Ferrara’s users enjoy one-stop-shopping for data from across the portfolio – enterprise resource planning (ERP), historical, transactional, and other types of data – even if they’re stored in different systems, according to King. End users cannot tell the difference because they use a single interface, which frees up their time to better track customers’ needs.
“The real benefit is incorporating acquired brands into the business that we already have and doing it quickly,” Lesko said. “We can’t ask our sales and marketing people to go to three or four different places to get information … particularly if we acquire a brand.”
This unified approach to analytics means Ferrara needn’t “waste time” retraining employees on disparate systems, according to Lesko. It also helps Ferrara move fast and make wise decisions quickly.
“The business users love us now because we can respond to issues immediately … we’re adding so much value so quickly,” King said, standing in front of Ferrara’s massive branded latticework, which greets visitors as they enter the headquarters’ lobby. “It also makes this immediate for executives; they don’t have to wait for groups to pull this stuff together.”
Optimizing the Consumer Experience
“We’re using a lot of both internal and external resources to make decisions today,” Ferrara Director of Insights and Analytics Daniel Hunt shared. “For SweeTARTS in particular, we’ve done a lot of research on XM (experience management) – and we’re doing a lot of research currently.”
This includes exploring new innovations and product segments for SweeTARTS, according to Hunt.

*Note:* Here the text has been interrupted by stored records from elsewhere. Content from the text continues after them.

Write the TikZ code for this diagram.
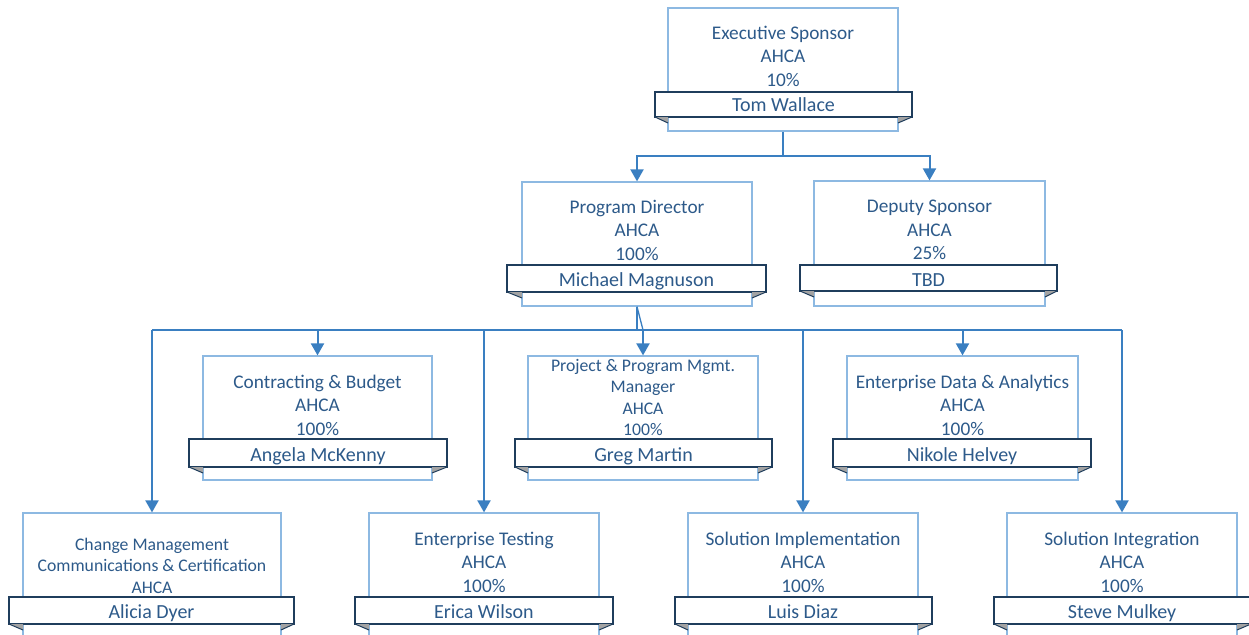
\documentclass[tikz,border=0pt]{standalone}
\usepackage{fontspec}
\setmainfont{Carlito}
\usetikzlibrary{arrows.meta}
\definecolor{boxline}{HTML}{8DB9E2}
\definecolor{txt}{HTML}{2D5A8A}
\definecolor{conn}{HTML}{3A7FC1}
\definecolor{ribline}{HTML}{1F3D5C}
\definecolor{foldgray}{HTML}{A3A3A3}
\tikzset{
  unitbox/.style={draw=boxline, line width=1.2pt, fill=white, inner sep=0pt, rectangle},
  ribbon/.style={draw=ribline, line width=1.2pt, fill=white, inner sep=0pt, rectangle},
  title/.style={text=txt, align=center, inner sep=0pt, font=\fontsize{19.3}{23.5}\selectfont},
  smalltitle/.style={text=txt, align=center, inner sep=0pt, font=\fontsize{17.7}{21.5}\selectfont},
  nametext/.style={text=txt, inner sep=0pt, text height=13pt, text depth=4pt, font=\fontsize{20}{22}\selectfont},
  conline/.style={draw=conn, line width=2pt},
  arr/.style={conline, -{Triangle[width=13pt,length=12pt]}},
}
% id, l, t, r, b, rl, rr, rt, rb
\newcommand\orgunit[9]{%
  \node[unitbox, minimum width={(#4-#2)*1pt}, minimum height={(#5-#3)*1pt}] (#1) at ({(#2+#4)/2},{(#3+#5)/2}) {};
  \node[ribbon, minimum width={(#7-#6)*1pt}, minimum height={(#9-#8)*1pt}] (#1-rib) at ({(#6+#7)/2},{(#8+#9)/2}) {};
  \fill[foldgray] (#6,#9) -- (#2,#9) -- (#2,#9+6) -- cycle;
  \draw[ribline, line width=1pt] (#6,#9) -- (#2,#9+6);
  \fill[foldgray] (#7,#9) -- (#4,#9) -- (#4,#9+6) -- cycle;
  \draw[ribline, line width=1pt] (#7,#9) -- (#4,#9+6);
}
\begin{document}
\begin{tikzpicture}[x=1pt,y=-1pt]
\useasboundingbox (0,0) rectangle (1249,634);
\clip (0,0) rectangle (1249,634);

% units
\orgunit{exec}{668}{8}{898}{131}{655}{912}{92}{117}
\orgunit{pd}{522}{182}{752}{306}{507}{766}{265}{292}
\orgunit{ds}{814}{181}{1045}{306}{800}{1057}{265}{291}
\orgunit{cb}{203}{356}{432}{480}{189}{447}{439}{467}
\orgunit{pp}{528}{356}{758}{480}{515}{772}{439}{467}
\orgunit{ed}{847}{356}{1078}{480}{833}{1091}{439}{467}
\orgunit{cm}{23}{513}{281}{650}{9}{294}{597}{624}
\orgunit{et}{369}{513}{599}{650}{355}{613}{597}{624}
\orgunit{si}{688}{513}{918}{650}{675}{932}{597}{624}
\orgunit{sint}{1007}{513}{1237}{650}{994}{1251}{597}{624}

% titles
\node[title] (exec-t) at (783,56) {Executive Sponsor\\AHCA\\10\%};
\node[title] (pd-t) at (637,230) {Program Director\\AHCA\\100\%};
\node[title] (ds-t) at (929.5,230) {Deputy Sponsor\\AHCA\\25\%};
\node[title] (cb-t) at (317.5,405) {Contracting \& Budget\\AHCA\\100\%};
\node[smalltitle] (pp-t) at (643,397.5) {Project \& Program Mgmt.\\Manager\\AHCA\\100\%};
\node[title] (ed-t) at (962.5,405) {Enterprise Data \& Analytics\\AHCA\\100\%};
\node[smalltitle] (cm-t) at (152,565.5) {Change Management\\Communications \& Certification\\AHCA};
\node[title] (et-t) at (484,562) {Enterprise Testing\\AHCA\\100\%};
\node[title] (si-t) at (803,562) {Solution Implementation\\AHCA\\100\%};
\node[title] (sint-t) at (1122,562) {Solution Integration\\AHCA\\100\%};

% names
\node[nametext] (exec-n) at (783.5,106.5) {Tom Wallace};
\node[nametext] (pd-n) at (636.5,281.5) {Michael Magnuson};
\node[nametext] (ds-n) at (928.5,281.5) {TBD};
\node[nametext] (cb-n) at (318,456.5) {Angela McKenny};
\node[nametext] (pp-n) at (643.5,456.5) {Greg Martin};
\node[nametext] (ed-n) at (962,456.5) {Nikole Helvey};
\node[nametext] (cm-n) at (151.5,613.5) {Alicia Dyer};
\node[nametext] (et-n) at (484,613.5) {Erica Wilson};
\node[nametext] (si-n) at (803,613.5) {Luis Diaz};
\node[nametext] (sint-n) at (1122,613.5) {Steve Mulkey};

% connectors: top level
\coordinate (top) at (783,155.5);
\draw[conline] (exec.south) -- (top);
\draw[arr] (top) -| (pd.north);
\draw[arr] (top) -| (ds.north);

% connectors: bus under Program Director
\coordinate (bus) at (637,330);
\draw[conline] (pd.south) -- (bus);
\draw[conn, line width=1.3pt] (pd.south) -- (pp.north |- bus);
\draw[conline] (cm.north |- bus) -- (sint.north |- bus);
\draw[arr] (cb.north |- bus) -- (cb.north);
\draw[arr] (pp.north |- bus) -- (pp.north);
\draw[arr] (ed.north |- bus) -- (ed.north);
\draw[arr] (cm.north |- bus) -- (cm.north);
\draw[arr] (et.north |- bus) -- (et.north);
\draw[arr] (si.north |- bus) -- (si.north);
\draw[arr] (sint.north |- bus) -- (sint.north);
\end{tikzpicture}
\end{document}
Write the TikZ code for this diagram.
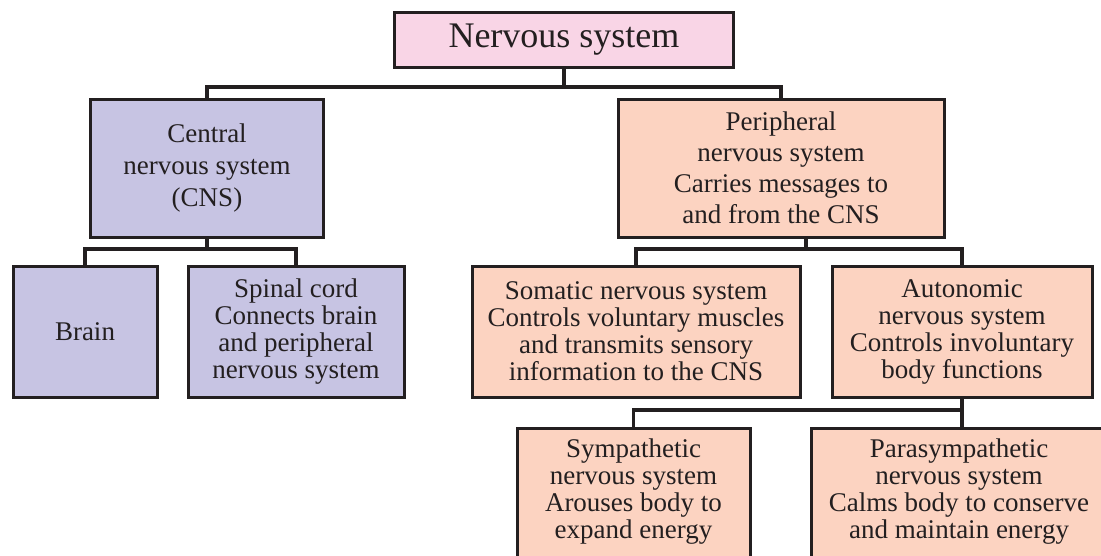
\documentclass[tikz,border=0pt]{standalone}
\usepackage{fontspec}
\setmainfont{Liberation Serif}
\definecolor{nspink}{RGB}{249,213,230}
\definecolor{cnsblue}{RGB}{199,196,227}
\definecolor{pnspeach}{RGB}{252,211,193}
\definecolor{ink}{RGB}{35,31,32}
\tikzset{every node/.style={draw=ink, line width=3pt, inner sep=0pt, align=center, text=ink, font=\fontsize{27}{27}\selectfont},
         link/.style={draw=ink, line width=3.4pt, line join=miter}}

\begin{document}
\begin{tikzpicture}[x=1pt,y=-1pt]
  \clip (0,0) rectangle (1101,555);
  \node[fill=nspink, minimum width=339, minimum height=55, font=\fontsize{36}{36}\selectfont] (ns) at (564,39.5) {Nervous system};
  \begin{scope}
   \node[fill=cnsblue, minimum width=233, minimum height=138, font=\fontsize{27}{32}\selectfont] (cns) at (207,168) {Central\\nervous system\\(CNS)};
   \node[fill=cnsblue, minimum width=144, minimum height=131] (brain) at (85,331.5) {Brain};
   \node[fill=cnsblue, minimum width=216, minimum height=131] (spinal) at (296,331.5) {Spinal cord\\Connects brain\\and peripheral\\nervous system};
  \end{scope}
  \begin{scope}
   \node[fill=pnspeach, minimum width=326, minimum height=138, font=\fontsize{27}{31}\selectfont] (pns) at (781,168) {Peripheral\\nervous system\\Carries messages to\\and from the CNS};
   \node[fill=pnspeach, minimum width=328, minimum height=131] (somatic) at (636,331.5) {Somatic nervous system\\Controls voluntary muscles\\and transmits sensory\\information to the CNS};
   \node[fill=pnspeach, minimum width=260, minimum height=131] (auto) at (962,331.5) {Autonomic\\nervous system\\Controls involuntary\\body functions};
   \node[fill=pnspeach, minimum width=233, minimum height=134] (symp) at (633.5,495) {Sympathetic\\nervous system\\Arouses body to\\expand energy\\[-15pt]\mbox{}};
   \node[fill=pnspeach, minimum width=296, minimum height=134] (para) at (959,495) {Parasympathetic\\nervous system\\Calms body to conserve\\and maintain energy\\[-15pt]\mbox{}};
  \end{scope}
  \coordinate (nsj) at (564,87);
  \coordinate (cnsj) at (207,249);
  \coordinate (pnsj) at (806,249);
  \coordinate (autoj) at (962,410);
  \draw[link] (ns.south) -- (nsj);
  \draw[link] (cns.north) |- (nsj) -| (pns.north);
  \draw[link] (cns.south) -- (cnsj);
  \draw[link] (brain.north) |- (cnsj) -| (spinal.north);
  \draw[link] (pnsj |- pns.south) -- (pnsj);
  \draw[link] (somatic.north) |- (pnsj) -| (auto.north);
  \draw[link] (auto.south) -- (auto.south |- para.north);
  \draw[link] (symp.north) |- (autoj);
\end{tikzpicture}
\end{document}
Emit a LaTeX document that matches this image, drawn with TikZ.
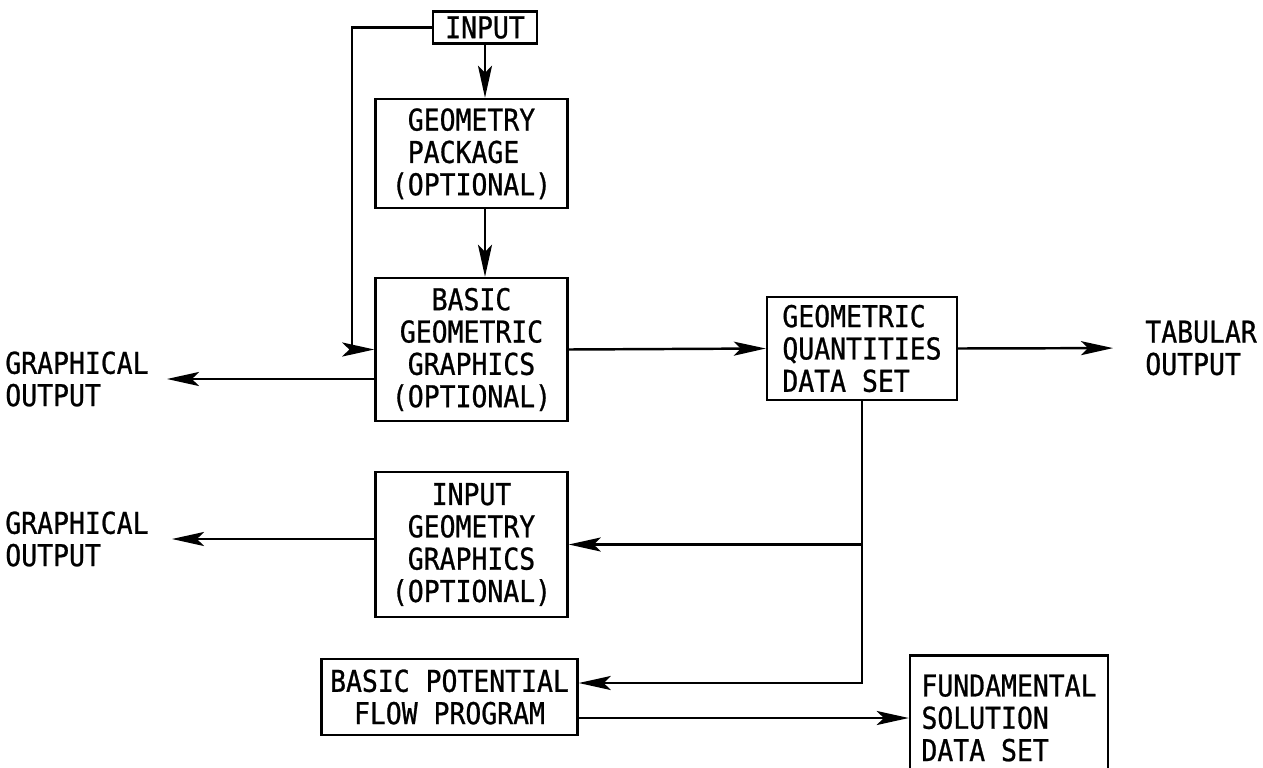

He and his team also use Experience Management solutions from SAP (Qualtrics) to better understand what kinds of new campaign messages would resonate best with consumers, and to identify which new flavors have the most potential.
Hunt’s team also plans to track brand health in-house via Qualtrics.
“That’ll allow us to consistently measure our brands throughout the course of the year, and then load that data directly into our data warehouse so we can use that, along with other longitudinal data,” Hunt said. “We get to start doing analytics on that data and also start to build dashboards to allow us to visualize it.”
Ferrara has grown accustomed to using data from multiple sources to drive decision making, according to Hunt. This includes determining the best way to enter a new market, identifying unmet needs, finding market gaps, and more.
“For SweeTARTS in particular as a brand,” Hunt said, “we’ve used XM to touch almost every major brand activity, from new innovation to communications.”
When IT Moves at the Speed of Business
“SweeTARTS is a strategic brand for us, and we were able to provide information literally on day one of that acquisition,” Lesko said. “The ability to move as quickly as our business is moving is really important to us.”
Ferrara’s executive leadership team appreciated seeing all of their usual enterprise-wide metrics and key performance indicators (KPIs) in relatively the same format, according to Lesko.
“We were able to show information side-by-side with our other brands, [such as] Trolli and Black Forest – and it was in a format that everybody was used to,” Lesko said, branded pillows with Nerds and other logos nestled on a sofa behind him. “And that was thanks to SAP HANA.”